Required work
Take the lines from the head of the listing through the one bearing "plt.rcParams['mathtext.default'] = 'regular'" and copy them exactly, leaving every picture out.

Material provided
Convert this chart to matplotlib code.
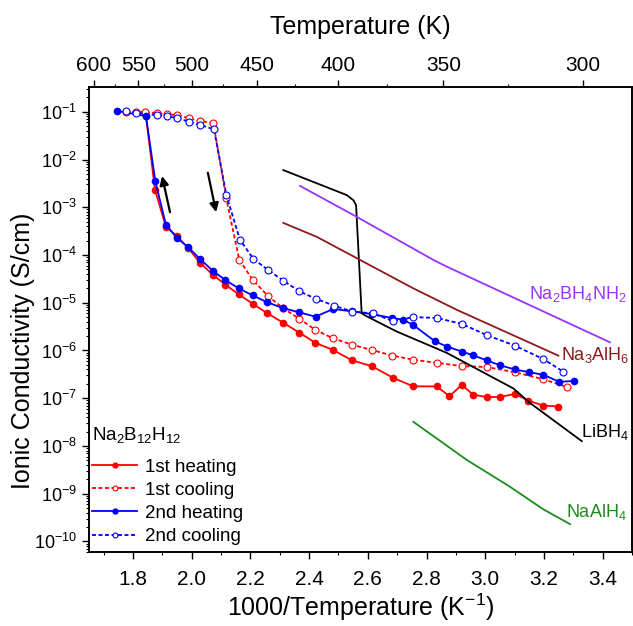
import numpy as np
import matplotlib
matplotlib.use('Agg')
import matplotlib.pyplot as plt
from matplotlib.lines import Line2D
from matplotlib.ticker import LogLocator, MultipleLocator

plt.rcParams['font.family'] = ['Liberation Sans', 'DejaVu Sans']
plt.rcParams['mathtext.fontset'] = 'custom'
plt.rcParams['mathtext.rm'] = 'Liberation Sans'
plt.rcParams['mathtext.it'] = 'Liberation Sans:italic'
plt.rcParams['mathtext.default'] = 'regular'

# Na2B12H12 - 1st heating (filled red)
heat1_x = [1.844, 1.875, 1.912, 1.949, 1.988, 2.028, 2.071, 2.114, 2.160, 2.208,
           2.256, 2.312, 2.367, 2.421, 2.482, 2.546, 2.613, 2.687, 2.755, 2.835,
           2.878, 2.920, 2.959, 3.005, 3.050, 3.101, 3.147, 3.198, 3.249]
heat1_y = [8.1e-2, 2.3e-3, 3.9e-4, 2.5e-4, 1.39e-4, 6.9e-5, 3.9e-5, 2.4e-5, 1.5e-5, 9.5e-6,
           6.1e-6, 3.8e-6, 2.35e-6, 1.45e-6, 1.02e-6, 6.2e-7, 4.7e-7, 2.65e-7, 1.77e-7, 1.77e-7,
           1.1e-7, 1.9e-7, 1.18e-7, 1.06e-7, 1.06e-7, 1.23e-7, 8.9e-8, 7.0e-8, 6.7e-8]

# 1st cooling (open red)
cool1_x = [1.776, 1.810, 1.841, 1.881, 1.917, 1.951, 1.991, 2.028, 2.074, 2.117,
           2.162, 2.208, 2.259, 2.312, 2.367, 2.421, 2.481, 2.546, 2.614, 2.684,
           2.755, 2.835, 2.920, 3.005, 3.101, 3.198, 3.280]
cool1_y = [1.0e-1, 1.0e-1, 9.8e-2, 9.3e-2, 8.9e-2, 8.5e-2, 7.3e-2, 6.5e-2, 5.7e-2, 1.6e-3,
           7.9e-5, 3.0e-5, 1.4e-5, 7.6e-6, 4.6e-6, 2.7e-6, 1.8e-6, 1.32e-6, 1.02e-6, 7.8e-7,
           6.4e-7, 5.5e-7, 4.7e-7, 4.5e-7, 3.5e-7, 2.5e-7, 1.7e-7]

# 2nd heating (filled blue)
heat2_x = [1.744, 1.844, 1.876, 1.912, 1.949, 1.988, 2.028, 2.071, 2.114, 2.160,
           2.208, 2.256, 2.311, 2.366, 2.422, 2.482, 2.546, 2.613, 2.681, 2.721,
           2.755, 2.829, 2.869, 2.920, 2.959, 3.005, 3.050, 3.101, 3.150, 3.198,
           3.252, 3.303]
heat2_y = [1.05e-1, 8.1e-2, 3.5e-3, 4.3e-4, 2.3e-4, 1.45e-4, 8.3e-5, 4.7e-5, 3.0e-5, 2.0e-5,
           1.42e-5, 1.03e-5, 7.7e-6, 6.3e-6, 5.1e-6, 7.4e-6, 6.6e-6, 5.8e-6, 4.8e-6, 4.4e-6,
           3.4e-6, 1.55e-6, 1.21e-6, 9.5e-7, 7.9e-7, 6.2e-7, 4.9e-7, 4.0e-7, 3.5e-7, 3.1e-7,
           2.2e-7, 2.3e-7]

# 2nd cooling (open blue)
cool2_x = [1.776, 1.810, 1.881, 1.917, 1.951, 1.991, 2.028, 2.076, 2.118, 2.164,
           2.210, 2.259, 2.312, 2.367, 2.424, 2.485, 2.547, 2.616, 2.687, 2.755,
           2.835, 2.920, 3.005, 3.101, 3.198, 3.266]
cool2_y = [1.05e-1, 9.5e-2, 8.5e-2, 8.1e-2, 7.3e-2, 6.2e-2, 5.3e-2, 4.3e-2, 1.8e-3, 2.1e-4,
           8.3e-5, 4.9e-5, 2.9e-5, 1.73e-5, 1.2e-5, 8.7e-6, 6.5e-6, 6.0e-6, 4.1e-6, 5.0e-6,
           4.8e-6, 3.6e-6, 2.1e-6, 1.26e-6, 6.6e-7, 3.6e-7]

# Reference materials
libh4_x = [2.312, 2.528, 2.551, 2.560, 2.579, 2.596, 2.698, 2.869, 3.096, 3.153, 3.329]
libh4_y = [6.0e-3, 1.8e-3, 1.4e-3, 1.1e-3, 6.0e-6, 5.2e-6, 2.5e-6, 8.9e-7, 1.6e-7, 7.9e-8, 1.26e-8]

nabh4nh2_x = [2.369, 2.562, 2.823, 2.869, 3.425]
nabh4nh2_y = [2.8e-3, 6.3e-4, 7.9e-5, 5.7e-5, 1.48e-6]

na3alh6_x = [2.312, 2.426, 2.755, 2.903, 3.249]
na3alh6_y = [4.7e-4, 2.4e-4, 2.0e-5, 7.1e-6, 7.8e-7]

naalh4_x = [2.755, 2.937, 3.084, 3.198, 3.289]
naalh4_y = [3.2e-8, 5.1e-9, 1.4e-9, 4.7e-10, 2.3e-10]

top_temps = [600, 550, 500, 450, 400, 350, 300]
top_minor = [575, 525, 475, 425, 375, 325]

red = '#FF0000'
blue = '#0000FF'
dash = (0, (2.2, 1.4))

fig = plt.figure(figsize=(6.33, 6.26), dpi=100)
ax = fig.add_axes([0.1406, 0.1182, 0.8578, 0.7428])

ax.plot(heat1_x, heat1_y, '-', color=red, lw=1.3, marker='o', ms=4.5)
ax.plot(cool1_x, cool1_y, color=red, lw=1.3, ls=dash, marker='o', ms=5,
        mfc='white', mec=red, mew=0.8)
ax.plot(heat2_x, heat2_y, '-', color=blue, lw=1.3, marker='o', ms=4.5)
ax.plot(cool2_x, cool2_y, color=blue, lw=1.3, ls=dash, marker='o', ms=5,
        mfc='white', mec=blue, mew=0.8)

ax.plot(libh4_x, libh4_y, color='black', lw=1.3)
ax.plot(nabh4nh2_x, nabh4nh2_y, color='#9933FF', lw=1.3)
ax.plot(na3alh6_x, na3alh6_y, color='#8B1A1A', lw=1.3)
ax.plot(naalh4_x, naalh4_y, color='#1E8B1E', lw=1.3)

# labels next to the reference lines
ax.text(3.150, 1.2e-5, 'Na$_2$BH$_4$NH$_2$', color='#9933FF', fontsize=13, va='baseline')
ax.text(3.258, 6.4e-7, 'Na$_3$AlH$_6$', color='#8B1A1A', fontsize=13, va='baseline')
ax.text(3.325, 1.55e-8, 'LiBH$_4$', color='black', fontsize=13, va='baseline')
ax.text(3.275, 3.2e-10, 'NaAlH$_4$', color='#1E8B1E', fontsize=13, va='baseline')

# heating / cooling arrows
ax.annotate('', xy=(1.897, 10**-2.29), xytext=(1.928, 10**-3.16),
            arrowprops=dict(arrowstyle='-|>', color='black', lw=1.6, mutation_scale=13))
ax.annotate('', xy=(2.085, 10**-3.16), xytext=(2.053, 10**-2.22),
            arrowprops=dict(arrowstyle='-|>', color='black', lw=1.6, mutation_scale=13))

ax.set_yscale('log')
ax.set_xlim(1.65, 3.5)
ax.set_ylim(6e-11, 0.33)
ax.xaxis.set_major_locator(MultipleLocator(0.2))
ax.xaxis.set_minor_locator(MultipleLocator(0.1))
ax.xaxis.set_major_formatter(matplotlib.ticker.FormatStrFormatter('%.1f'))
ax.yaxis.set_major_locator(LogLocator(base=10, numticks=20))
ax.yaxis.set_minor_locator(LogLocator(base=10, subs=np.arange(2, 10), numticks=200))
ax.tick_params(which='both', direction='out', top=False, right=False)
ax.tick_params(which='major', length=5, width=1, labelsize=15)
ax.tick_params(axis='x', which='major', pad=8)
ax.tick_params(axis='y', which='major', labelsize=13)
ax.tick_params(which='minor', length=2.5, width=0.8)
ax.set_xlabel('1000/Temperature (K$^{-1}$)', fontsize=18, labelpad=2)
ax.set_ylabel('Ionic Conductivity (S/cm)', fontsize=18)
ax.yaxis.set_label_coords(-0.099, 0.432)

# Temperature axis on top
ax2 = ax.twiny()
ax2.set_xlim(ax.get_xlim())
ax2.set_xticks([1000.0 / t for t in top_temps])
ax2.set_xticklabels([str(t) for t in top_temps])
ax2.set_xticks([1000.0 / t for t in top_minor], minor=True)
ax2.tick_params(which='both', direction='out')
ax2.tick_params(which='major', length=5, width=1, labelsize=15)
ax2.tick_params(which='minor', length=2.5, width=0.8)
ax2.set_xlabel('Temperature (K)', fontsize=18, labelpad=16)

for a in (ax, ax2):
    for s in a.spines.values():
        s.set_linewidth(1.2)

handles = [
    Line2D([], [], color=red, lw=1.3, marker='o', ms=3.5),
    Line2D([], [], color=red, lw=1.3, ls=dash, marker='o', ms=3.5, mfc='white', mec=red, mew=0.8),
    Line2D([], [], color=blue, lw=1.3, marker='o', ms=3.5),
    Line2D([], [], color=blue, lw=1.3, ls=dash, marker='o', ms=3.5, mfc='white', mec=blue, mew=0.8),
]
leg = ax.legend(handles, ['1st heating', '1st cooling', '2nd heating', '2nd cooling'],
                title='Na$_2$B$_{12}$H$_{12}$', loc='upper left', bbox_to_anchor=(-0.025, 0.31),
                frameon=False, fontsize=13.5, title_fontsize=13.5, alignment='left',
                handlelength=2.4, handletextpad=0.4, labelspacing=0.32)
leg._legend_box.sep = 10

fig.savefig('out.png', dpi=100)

Expected output
Convert this chart to matplotlib code.
import numpy as np
import matplotlib
matplotlib.use('Agg')
import matplotlib.pyplot as plt
from matplotlib.lines import Line2D
from matplotlib.ticker import LogLocator, MultipleLocator

plt.rcParams['font.family'] = ['Liberation Sans', 'DejaVu Sans']
plt.rcParams['mathtext.fontset'] = 'custom'
plt.rcParams['mathtext.rm'] = 'Liberation Sans'
plt.rcParams['mathtext.it'] = 'Liberation Sans:italic'
plt.rcParams['mathtext.default'] = 'regular'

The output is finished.